• SHORT EXERCISE: Repeat the records verbatim and leave the pictures out of your copy.

• RECORDS SHOWN:
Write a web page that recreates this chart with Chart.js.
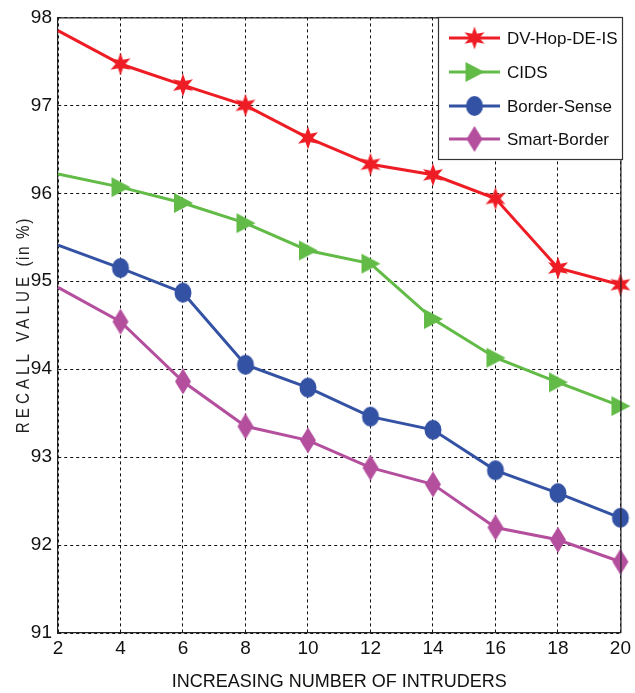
<!DOCTYPE html>
<html>
<head>
<meta charset="utf-8">
<script src="https://cdn.jsdelivr.net/npm/chart.js@4/dist/chart.umd.min.js"></script>
<style>
html,body{margin:0;padding:0;background:#fff;}
#wrap{width:635px;height:693px;position:relative;}
</style>
</head>
<body>
<div id="wrap"><canvas id="c" width="635" height="693"></canvas></div>
<script>
const intruders = [2, 4, 6, 8, 10, 12, 14, 16, 18, 20];
const dvHopDeIs = [97.85, 97.47, 97.23, 97.00, 96.63, 96.33, 96.21, 95.94, 95.15, 94.96];
const cids = [96.22, 96.07, 95.89, 95.66, 95.35, 95.20, 94.57, 94.13, 93.85, 93.58];
const borderSense = [95.41, 95.15, 94.87, 94.05, 93.79, 93.46, 93.31, 92.85, 92.59, 92.31];
const smartBorder = [94.93, 94.54, 93.86, 93.35, 93.19, 92.88, 92.69, 92.20, 92.06, 91.81];
const seriesNames = ['DV-Hop-DE-IS', 'CIDS', 'Border-Sense', 'Smart-Border'];
const yTicks = [91, 92, 93, 94, 95, 96, 97, 98];
const yTitleMain = 'RECALL VALUE';
const yTitleUnit = '(in %)';

const FONT = "'Liberation Sans', Arial, sans-serif";

function mk(w, h, draw) {
  const c = document.createElement('canvas');
  c.width = w; c.height = h;
  const g = c.getContext('2d');
  draw(g, w, h);
  return c;
}
const starImg = mk(24, 24, (g, w, h) => {
  g.fillStyle = '#ee1c24';
  g.beginPath();
  const cx = w/2, cy = h/2, R = 11.5, r = 5;
  for (let i = 0; i < 12; i++) {
    const a = -Math.PI/2 + i * Math.PI/6;
    const rr = i % 2 === 0 ? R : r;
    const x = cx + rr*Math.cos(a), y = cy + rr*Math.sin(a);
    i === 0 ? g.moveTo(x, y) : g.lineTo(x, y);
  }
  g.closePath(); g.fill();
});
const triImg = mk(22, 22, (g, w, h) => {
  g.fillStyle = '#62bb46';
  g.beginPath();
  g.moveTo(2, 1); g.lineTo(21, 11); g.lineTo(2, 21); g.closePath(); g.fill();
});
const circImg = mk(20, 22, (g, w, h) => {
  g.fillStyle = '#3452a4';
  g.beginPath();
  g.ellipse(w/2, h/2, 8.5, 10, 0, 0, Math.PI*2); g.fill();
});
const diaImg = mk(18, 26, (g, w, h) => {
  g.fillStyle = '#b44f9e';
  g.beginPath();
  g.moveTo(w/2, 0); g.lineTo(w-1, h/2); g.lineTo(w/2, h); g.lineTo(1, h/2); g.closePath(); g.fill();
});

const colors = ['#ee1c24', '#62bb46', '#3452a4', '#b44f9e'];
const imgs = [starImg, triImg, circImg, diaImg];
const values = [dvHopDeIs, cids, borderSense, smartBorder];

const datasets = values.map((vals, i) => ({
  label: seriesNames[i],
  data: intruders.map((x, j) => ({x: x, y: vals[j]})),
  borderColor: colors[i],
  backgroundColor: colors[i],
  borderWidth: 3,
  pointStyle: imgs[i],
  pointRadius: intruders.map((x, j) => j === 0 ? 0 : 10),
  tension: 0,
  clip: false
}));

const boxPlugin = {
  id: 'boxLegend',
  afterDraw(chart) {
    const ctx = chart.ctx, a = chart.chartArea;
    ctx.save();
    ctx.strokeStyle = '#222';
    ctx.lineWidth = 1.2;
    ctx.beginPath();
    ctx.moveTo(a.left, a.top + 0.5); ctx.lineTo(a.right, a.top + 0.5);
    ctx.moveTo(a.right + 0.5, a.top); ctx.lineTo(a.right + 0.5, a.bottom);
    ctx.stroke();
    // y title (letter-spaced, condensed)
    ctx.save();
    ctx.translate(24, (a.top + a.bottom) / 2);
    ctx.rotate(-Math.PI / 2);
    ctx.font = '19px ' + FONT;
    ctx.fillStyle = '#222';
    ctx.textBaseline = 'middle';
    ctx.textAlign = 'left';
    ctx.letterSpacing = '5px';
    const w1 = ctx.measureText(yTitleMain).width;
    ctx.letterSpacing = '2px';
    const w2 = ctx.measureText(yTitleUnit).width;
    const gap = 8;
    const total = w1 + gap + w2;
    const sx = 216 / total;
    ctx.scale(sx, 1);
    ctx.letterSpacing = '5px';
    ctx.fillText(yTitleMain, -total / 2, 0);
    ctx.letterSpacing = '2px';
    ctx.fillText(yTitleUnit, -total / 2 + w1 + gap, 0);
    ctx.restore();
    // legend box
    const lx = 438, ly = 17, lw = 184, lh = 142;
    ctx.fillStyle = '#fff';
    ctx.fillRect(lx, ly, lw, lh);
    ctx.strokeStyle = '#333';
    ctx.lineWidth = 1.2;
    ctx.strokeRect(lx + 0.5, ly + 0.5, lw, lh);
    const rows = [38, 72, 106, 139];
    ctx.font = '17px ' + FONT;
    ctx.textBaseline = 'middle';
    ctx.textAlign = 'left';
    chart.data.datasets.forEach((ds, i) => {
      const y = rows[i];
      ctx.strokeStyle = ds.borderColor;
      ctx.lineWidth = 3;
      ctx.beginPath(); ctx.moveTo(449, y); ctx.lineTo(500, y); ctx.stroke();
      const im = ds.pointStyle;
      ctx.drawImage(im, 474.5 - im.width/2, y - im.height/2);
      ctx.fillStyle = '#111';
      ctx.fillText(ds.label, 507, y + 1);
    });
    ctx.restore();
  }
};

new Chart(document.getElementById('c'), {
  type: 'line',
  data: { datasets },
  options: {
    responsive: false,
    animation: false,
    devicePixelRatio: 1,
    layout: { padding: { top: 16, right: 11, left: 0, bottom: 0 } },
    plugins: { legend: { display: false }, tooltip: { enabled: false } },
    scales: {
      x: {
        type: 'linear', min: 2, max: 20,
        afterBuildTicks(s) { s.ticks = intruders.map(v => ({value: v})); },
        afterFit(s) { s.height = 60; },
        grid: { color: '#111', lineWidth: 1, drawTicks: false },
        border: { color: '#222', width: 1.2, dash: [3, 3] },
        ticks: { color: '#111', font: { family: FONT, size: 19 }, padding: 4, maxRotation: 0 },
        title: { display: true, text: 'INCREASING NUMBER OF INTRUDERS', color: '#111', font: { family: FONT, size: 18 }, padding: { top: 0, bottom: 0 } }
      },
      y: {
        min: 91, max: 98,
        afterBuildTicks(s) { s.ticks = yTicks.map(v => ({value: v})); },
        afterFit(s) { s.width = 58; },
        grid: { color: '#111', lineWidth: 1, drawTicks: false },
        border: { color: '#222', width: 1.2, dash: [3, 3] },
        ticks: { color: '#111', font: { family: FONT, size: 19 }, padding: 6 },
        title: { display: false }
      }
    }
  },
  plugins: [boxPlugin]
});
</script>
</body>
</html>
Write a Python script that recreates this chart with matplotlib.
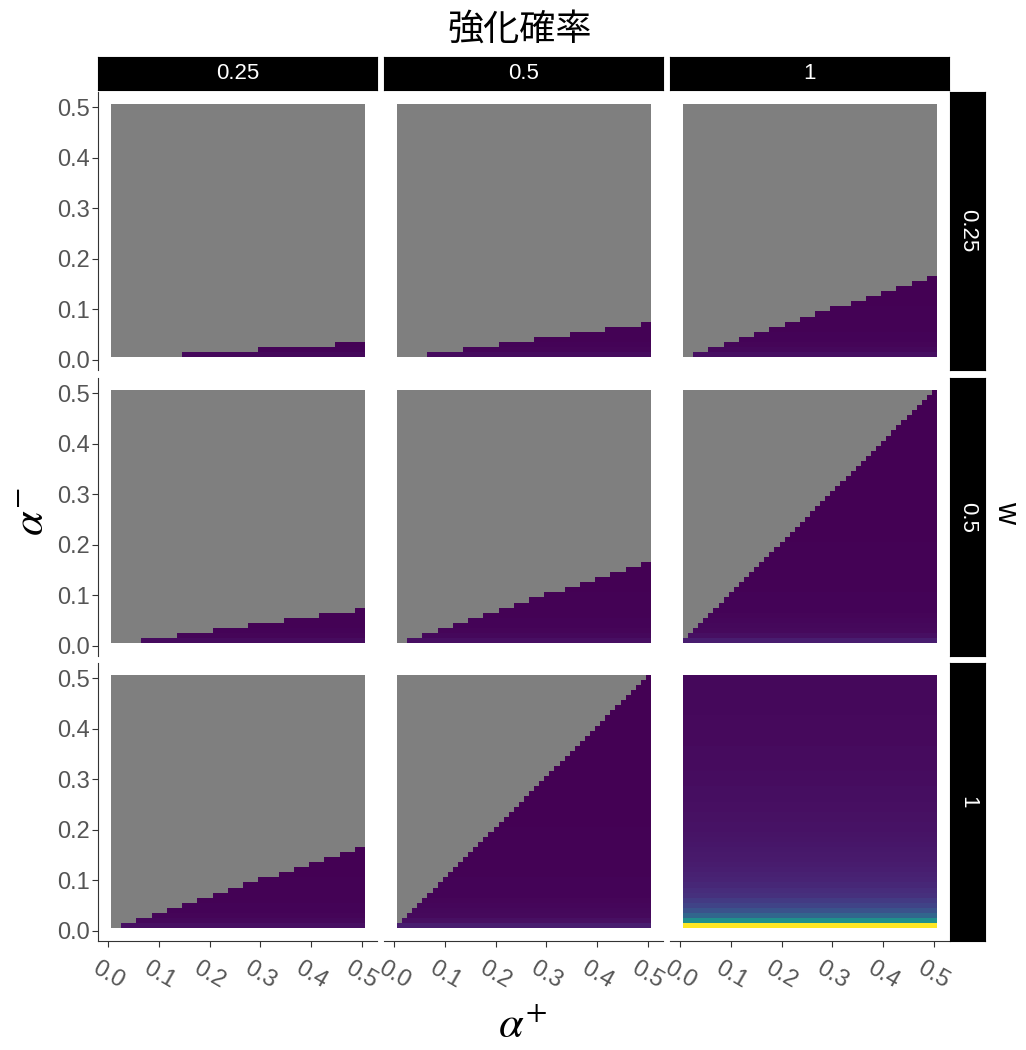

• REPLY:
Write a web page that recreates this chart with Chart.js.
<!DOCTYPE html>
<html>
<head>
<meta charset="utf-8">
<script src="https://cdn.jsdelivr.net/npm/chart.js@4/dist/chart.umd.min.js"></script>
<style>
html,body{margin:0;padding:0;background:#fff;}
#wrap{width:635px;height:693px;position:relative;}
</style>
</head>
<body>
<div id="wrap"><canvas id="c" width="635" height="693"></canvas></div>
<script>
const intruders = [2, 4, 6, 8, 10, 12, 14, 16, 18, 20];
const dvHopDeIs = [97.85, 97.47, 97.23, 97.00, 96.63, 96.33, 96.21, 95.94, 95.15, 94.96];
const cids = [96.22, 96.07, 95.89, 95.66, 95.35, 95.20, 94.57, 94.13, 93.85, 93.58];
const borderSense = [95.41, 95.15, 94.87, 94.05, 93.79, 93.46, 93.31, 92.85, 92.59, 92.31];
const smartBorder = [94.93, 94.54, 93.86, 93.35, 93.19, 92.88, 92.69, 92.20, 92.06, 91.81];
const seriesNames = ['DV-Hop-DE-IS', 'CIDS', 'Border-Sense', 'Smart-Border'];
const yTicks = [91, 92, 93, 94, 95, 96, 97, 98];
const yTitleMain = 'RECALL VALUE';
const yTitleUnit = '(in %)';

const FONT = "'Liberation Sans', Arial, sans-serif";

function mk(w, h, draw) {
  const c = document.createElement('canvas');
  c.width = w; c.height = h;
  const g = c.getContext('2d');
  draw(g, w, h);
  return c;
}
const starImg = mk(24, 24, (g, w, h) => {
  g.fillStyle = '#ee1c24';
  g.beginPath();
  const cx = w/2, cy = h/2, R = 11.5, r = 5;
  for (let i = 0; i < 12; i++) {
    const a = -Math.PI/2 + i * Math.PI/6;
    const rr = i % 2 === 0 ? R : r;
    const x = cx + rr*Math.cos(a), y = cy + rr*Math.sin(a);
    i === 0 ? g.moveTo(x, y) : g.lineTo(x, y);
  }
  g.closePath(); g.fill();
});
const triImg = mk(22, 22, (g, w, h) => {
  g.fillStyle = '#62bb46';
  g.beginPath();
  g.moveTo(2, 1); g.lineTo(21, 11); g.lineTo(2, 21); g.closePath(); g.fill();
});
const circImg = mk(20, 22, (g, w, h) => {
  g.fillStyle = '#3452a4';
  g.beginPath();
  g.ellipse(w/2, h/2, 8.5, 10, 0, 0, Math.PI*2); g.fill();
});
const diaImg = mk(18, 26, (g, w, h) => {
  g.fillStyle = '#b44f9e';
  g.beginPath();
  g.moveTo(w/2, 0); g.lineTo(w-1, h/2); g.lineTo(w/2, h); g.lineTo(1, h/2); g.closePath(); g.fill();
});

const colors = ['#ee1c24', '#62bb46', '#3452a4', '#b44f9e'];
const imgs = [starImg, triImg, circImg, diaImg];
const values = [dvHopDeIs, cids, borderSense, smartBorder];

const datasets = values.map((vals, i) => ({
  label: seriesNames[i],
  data: intruders.map((x, j) => ({x: x, y: vals[j]})),
  borderColor: colors[i],
  backgroundColor: colors[i],
  borderWidth: 3,
  pointStyle: imgs[i],
  pointRadius: intruders.map((x, j) => j === 0 ? 0 : 10),
  tension: 0,
  clip: false
}));

const boxPlugin = {
  id: 'boxLegend',
  afterDraw(chart) {
    const ctx = chart.ctx, a = chart.chartArea;
    ctx.save();
    ctx.strokeStyle = '#222';
    ctx.lineWidth = 1.2;
    ctx.beginPath();
    ctx.moveTo(a.left, a.top + 0.5); ctx.lineTo(a.right, a.top + 0.5);
    ctx.moveTo(a.right + 0.5, a.top); ctx.lineTo(a.right + 0.5, a.bottom);
    ctx.stroke();
    // y title (letter-spaced, condensed)
    ctx.save();
    ctx.translate(24, (a.top + a.bottom) / 2);
    ctx.rotate(-Math.PI / 2);
    ctx.font = '19px ' + FONT;
    ctx.fillStyle = '#222';
    ctx.textBaseline = 'middle';
    ctx.textAlign = 'left';
    ctx.letterSpacing = '5px';
    const w1 = ctx.measureText(yTitleMain).width;
    ctx.letterSpacing = '2px';
    const w2 = ctx.measureText(yTitleUnit).width;
    const gap = 8;
    const total = w1 + gap + w2;
    const sx = 216 / total;
    ctx.scale(sx, 1);
    ctx.letterSpacing = '5px';
    ctx.fillText(yTitleMain, -total / 2, 0);
    ctx.letterSpacing = '2px';
    ctx.fillText(yTitleUnit, -total / 2 + w1 + gap, 0);
    ctx.restore();
    // legend box
    const lx = 438, ly = 17, lw = 184, lh = 142;
    ctx.fillStyle = '#fff';
    ctx.fillRect(lx, ly, lw, lh);
    ctx.strokeStyle = '#333';
    ctx.lineWidth = 1.2;
    ctx.strokeRect(lx + 0.5, ly + 0.5, lw, lh);
    const rows = [38, 72, 106, 139];
    ctx.font = '17px ' + FONT;
    ctx.textBaseline = 'middle';
    ctx.textAlign = 'left';
    chart.data.datasets.forEach((ds, i) => {
      const y = rows[i];
      ctx.strokeStyle = ds.borderColor;
      ctx.lineWidth = 3;
      ctx.beginPath(); ctx.moveTo(449, y); ctx.lineTo(500, y); ctx.stroke();
      const im = ds.pointStyle;
      ctx.drawImage(im, 474.5 - im.width/2, y - im.height/2);
      ctx.fillStyle = '#111';
      ctx.fillText(ds.label, 507, y + 1);
    });
    ctx.restore();
  }
};

new Chart(document.getElementById('c'), {
  type: 'line',
  data: { datasets },
  options: {
    responsive: false,
    animation: false,
    devicePixelRatio: 1,
    layout: { padding: { top: 16, right: 11, left: 0, bottom: 0 } },
    plugins: { legend: { display: false }, tooltip: { enabled: false } },
    scales: {
      x: {
        type: 'linear', min: 2, max: 20,
        afterBuildTicks(s) { s.ticks = intruders.map(v => ({value: v})); },
        afterFit(s) { s.height = 60; },
        grid: { color: '#111', lineWidth: 1, drawTicks: false },
        border: { color: '#222', width: 1.2, dash: [3, 3] },
        ticks: { color: '#111', font: { family: FONT, size: 19 }, padding: 4, maxRotation: 0 },
        title: { display: true, text: 'INCREASING NUMBER OF INTRUDERS', color: '#111', font: { family: FONT, size: 18 }, padding: { top: 0, bottom: 0 } }
      },
      y: {
        min: 91, max: 98,
        afterBuildTicks(s) { s.ticks = yTicks.map(v => ({value: v})); },
        afterFit(s) { s.width = 58; },
        grid: { color: '#111', lineWidth: 1, drawTicks: false },
        border: { color: '#222', width: 1.2, dash: [3, 3] },
        ticks: { color: '#111', font: { family: FONT, size: 19 }, padding: 6 },
        title: { display: false }
      }
    }
  },
  plugins: [boxPlugin]
});
</script>
</body>
</html>
Write a Python script that recreates this chart with matplotlib.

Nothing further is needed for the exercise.